STATED PROBLEM: Copy out exactly the lines from the start of the data to the line containing "const BRACKET = '#555';". Include both.

DATA SECTION:
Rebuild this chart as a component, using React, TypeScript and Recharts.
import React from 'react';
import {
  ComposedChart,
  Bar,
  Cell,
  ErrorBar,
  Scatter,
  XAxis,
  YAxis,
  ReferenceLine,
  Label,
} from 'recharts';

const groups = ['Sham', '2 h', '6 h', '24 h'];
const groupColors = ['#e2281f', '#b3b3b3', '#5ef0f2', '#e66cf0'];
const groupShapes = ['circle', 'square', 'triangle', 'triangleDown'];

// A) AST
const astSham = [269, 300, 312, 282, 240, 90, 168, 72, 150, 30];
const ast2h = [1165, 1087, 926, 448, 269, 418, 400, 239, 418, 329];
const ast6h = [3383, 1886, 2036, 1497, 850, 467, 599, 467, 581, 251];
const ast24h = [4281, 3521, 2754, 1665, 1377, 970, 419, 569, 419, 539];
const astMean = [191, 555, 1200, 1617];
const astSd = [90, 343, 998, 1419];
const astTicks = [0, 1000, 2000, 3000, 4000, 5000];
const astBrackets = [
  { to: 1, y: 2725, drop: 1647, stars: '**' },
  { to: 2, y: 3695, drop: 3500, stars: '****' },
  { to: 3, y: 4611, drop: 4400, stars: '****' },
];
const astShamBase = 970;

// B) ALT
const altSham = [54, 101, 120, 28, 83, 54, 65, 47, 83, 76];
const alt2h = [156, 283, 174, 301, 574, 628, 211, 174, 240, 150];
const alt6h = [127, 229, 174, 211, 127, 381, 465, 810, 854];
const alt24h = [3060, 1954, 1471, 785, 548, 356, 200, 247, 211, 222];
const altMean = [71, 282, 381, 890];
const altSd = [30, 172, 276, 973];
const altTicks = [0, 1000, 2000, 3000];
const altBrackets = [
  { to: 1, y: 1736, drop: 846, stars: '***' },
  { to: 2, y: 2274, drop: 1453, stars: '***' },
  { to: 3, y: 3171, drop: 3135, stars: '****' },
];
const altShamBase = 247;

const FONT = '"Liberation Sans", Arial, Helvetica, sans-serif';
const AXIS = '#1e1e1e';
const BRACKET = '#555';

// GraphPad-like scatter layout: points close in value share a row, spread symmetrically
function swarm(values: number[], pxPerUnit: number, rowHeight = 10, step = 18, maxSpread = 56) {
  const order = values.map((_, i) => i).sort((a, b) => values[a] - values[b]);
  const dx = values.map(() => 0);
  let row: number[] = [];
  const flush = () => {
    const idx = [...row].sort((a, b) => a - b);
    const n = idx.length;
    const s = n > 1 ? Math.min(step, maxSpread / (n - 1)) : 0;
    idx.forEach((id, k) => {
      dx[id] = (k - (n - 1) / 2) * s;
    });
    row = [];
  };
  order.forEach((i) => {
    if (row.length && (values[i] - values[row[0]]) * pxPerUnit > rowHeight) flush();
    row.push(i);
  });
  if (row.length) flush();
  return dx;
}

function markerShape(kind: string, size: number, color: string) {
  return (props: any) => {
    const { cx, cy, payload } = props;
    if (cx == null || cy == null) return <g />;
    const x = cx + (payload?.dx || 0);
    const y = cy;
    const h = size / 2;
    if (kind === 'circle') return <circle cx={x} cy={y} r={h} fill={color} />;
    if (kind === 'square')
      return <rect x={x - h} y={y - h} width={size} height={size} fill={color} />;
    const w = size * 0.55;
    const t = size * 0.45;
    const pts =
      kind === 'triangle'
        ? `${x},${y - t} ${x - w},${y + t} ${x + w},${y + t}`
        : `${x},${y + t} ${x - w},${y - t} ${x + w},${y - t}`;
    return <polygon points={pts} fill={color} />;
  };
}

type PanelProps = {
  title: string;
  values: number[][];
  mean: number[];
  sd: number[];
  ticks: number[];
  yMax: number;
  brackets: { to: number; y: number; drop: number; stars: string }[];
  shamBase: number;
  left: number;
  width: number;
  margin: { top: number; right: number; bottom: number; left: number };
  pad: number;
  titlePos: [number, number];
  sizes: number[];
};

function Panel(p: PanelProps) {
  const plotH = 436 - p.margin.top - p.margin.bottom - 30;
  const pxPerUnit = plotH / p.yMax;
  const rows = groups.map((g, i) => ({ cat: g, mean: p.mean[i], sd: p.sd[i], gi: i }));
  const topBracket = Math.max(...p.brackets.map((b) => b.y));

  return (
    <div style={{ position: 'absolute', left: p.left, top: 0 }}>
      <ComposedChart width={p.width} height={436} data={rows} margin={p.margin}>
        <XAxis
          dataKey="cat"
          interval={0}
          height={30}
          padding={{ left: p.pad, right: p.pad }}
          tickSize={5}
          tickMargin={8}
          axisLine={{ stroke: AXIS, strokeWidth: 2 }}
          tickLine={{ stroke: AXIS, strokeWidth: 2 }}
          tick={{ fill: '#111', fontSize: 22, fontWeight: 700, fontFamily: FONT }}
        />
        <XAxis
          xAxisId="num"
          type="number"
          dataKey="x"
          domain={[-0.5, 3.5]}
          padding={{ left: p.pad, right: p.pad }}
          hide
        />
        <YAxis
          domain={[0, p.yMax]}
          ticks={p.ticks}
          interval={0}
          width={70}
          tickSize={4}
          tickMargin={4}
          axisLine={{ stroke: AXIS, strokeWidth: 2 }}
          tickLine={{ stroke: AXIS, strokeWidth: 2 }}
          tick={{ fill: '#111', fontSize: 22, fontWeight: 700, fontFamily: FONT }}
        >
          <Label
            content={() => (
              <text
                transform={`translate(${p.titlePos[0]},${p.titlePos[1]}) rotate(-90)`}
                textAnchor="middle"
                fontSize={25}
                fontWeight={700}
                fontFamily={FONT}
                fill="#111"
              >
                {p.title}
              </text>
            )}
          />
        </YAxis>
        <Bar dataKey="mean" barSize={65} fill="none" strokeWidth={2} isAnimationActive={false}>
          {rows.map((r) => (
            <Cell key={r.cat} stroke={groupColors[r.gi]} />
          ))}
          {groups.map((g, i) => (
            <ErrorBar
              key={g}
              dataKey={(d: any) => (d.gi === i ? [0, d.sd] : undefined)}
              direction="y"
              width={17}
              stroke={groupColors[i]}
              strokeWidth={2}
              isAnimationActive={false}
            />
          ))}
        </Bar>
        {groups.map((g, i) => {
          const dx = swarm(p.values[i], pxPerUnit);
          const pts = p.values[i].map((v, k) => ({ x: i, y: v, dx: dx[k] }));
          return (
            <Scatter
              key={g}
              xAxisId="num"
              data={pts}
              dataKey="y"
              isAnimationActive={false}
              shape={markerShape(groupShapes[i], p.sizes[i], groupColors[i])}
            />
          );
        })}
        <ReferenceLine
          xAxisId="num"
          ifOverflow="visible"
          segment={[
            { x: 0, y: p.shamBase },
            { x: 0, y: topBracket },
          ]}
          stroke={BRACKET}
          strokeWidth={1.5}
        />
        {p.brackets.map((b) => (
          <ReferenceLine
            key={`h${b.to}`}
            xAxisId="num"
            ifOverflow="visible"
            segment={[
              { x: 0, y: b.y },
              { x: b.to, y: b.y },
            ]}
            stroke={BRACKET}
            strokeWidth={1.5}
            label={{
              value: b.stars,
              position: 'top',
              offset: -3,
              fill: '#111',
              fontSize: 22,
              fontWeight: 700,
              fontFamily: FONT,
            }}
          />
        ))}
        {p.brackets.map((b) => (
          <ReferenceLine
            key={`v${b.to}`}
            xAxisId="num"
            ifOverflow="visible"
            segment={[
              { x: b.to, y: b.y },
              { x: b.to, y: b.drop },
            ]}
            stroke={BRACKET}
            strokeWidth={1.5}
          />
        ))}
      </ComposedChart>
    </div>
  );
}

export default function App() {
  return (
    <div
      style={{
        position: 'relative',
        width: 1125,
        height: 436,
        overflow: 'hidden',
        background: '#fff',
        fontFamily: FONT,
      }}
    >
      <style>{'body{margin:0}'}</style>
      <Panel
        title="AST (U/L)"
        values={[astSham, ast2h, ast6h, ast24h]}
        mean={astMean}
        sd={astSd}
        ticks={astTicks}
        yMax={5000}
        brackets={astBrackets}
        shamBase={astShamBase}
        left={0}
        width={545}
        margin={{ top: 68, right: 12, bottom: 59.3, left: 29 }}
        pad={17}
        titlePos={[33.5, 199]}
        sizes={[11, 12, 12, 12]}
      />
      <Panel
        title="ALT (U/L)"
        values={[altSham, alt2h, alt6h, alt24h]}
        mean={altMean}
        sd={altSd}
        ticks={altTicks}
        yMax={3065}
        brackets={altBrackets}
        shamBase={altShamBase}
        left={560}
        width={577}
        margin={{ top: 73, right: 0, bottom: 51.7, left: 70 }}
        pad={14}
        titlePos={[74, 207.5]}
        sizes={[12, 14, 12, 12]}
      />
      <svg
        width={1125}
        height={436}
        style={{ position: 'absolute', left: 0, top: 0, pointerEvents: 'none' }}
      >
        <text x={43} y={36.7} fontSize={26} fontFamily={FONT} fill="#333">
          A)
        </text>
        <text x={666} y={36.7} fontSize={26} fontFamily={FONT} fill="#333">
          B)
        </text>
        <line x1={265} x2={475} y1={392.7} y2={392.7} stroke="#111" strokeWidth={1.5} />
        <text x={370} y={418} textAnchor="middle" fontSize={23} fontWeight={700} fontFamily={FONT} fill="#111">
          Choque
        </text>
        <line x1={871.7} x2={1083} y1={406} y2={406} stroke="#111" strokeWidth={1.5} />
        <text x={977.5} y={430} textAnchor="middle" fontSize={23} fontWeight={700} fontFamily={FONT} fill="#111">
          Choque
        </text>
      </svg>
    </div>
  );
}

EXERCISE ANSWER:
Rebuild this chart as a component, using React, TypeScript and Recharts.
import React from 'react';
import {
  ComposedChart,
  Bar,
  Cell,
  ErrorBar,
  Scatter,
  XAxis,
  YAxis,
  ReferenceLine,
  Label,
} from 'recharts';

const groups = ['Sham', '2 h', '6 h', '24 h'];
const groupColors = ['#e2281f', '#b3b3b3', '#5ef0f2', '#e66cf0'];
const groupShapes = ['circle', 'square', 'triangle', 'triangleDown'];

// A) AST
const astSham = [269, 300, 312, 282, 240, 90, 168, 72, 150, 30];
const ast2h = [1165, 1087, 926, 448, 269, 418, 400, 239, 418, 329];
const ast6h = [3383, 1886, 2036, 1497, 850, 467, 599, 467, 581, 251];
const ast24h = [4281, 3521, 2754, 1665, 1377, 970, 419, 569, 419, 539];
const astMean = [191, 555, 1200, 1617];
const astSd = [90, 343, 998, 1419];
const astTicks = [0, 1000, 2000, 3000, 4000, 5000];
const astBrackets = [
  { to: 1, y: 2725, drop: 1647, stars: '**' },
  { to: 2, y: 3695, drop: 3500, stars: '****' },
  { to: 3, y: 4611, drop: 4400, stars: '****' },
];
const astShamBase = 970;

// B) ALT
const altSham = [54, 101, 120, 28, 83, 54, 65, 47, 83, 76];
const alt2h = [156, 283, 174, 301, 574, 628, 211, 174, 240, 150];
const alt6h = [127, 229, 174, 211, 127, 381, 465, 810, 854];
const alt24h = [3060, 1954, 1471, 785, 548, 356, 200, 247, 211, 222];
const altMean = [71, 282, 381, 890];
const altSd = [30, 172, 276, 973];
const altTicks = [0, 1000, 2000, 3000];
const altBrackets = [
  { to: 1, y: 1736, drop: 846, stars: '***' },
  { to: 2, y: 2274, drop: 1453, stars: '***' },
  { to: 3, y: 3171, drop: 3135, stars: '****' },
];
const altShamBase = 247;

const FONT = '"Liberation Sans", Arial, Helvetica, sans-serif';
const AXIS = '#1e1e1e';
const BRACKET = '#555';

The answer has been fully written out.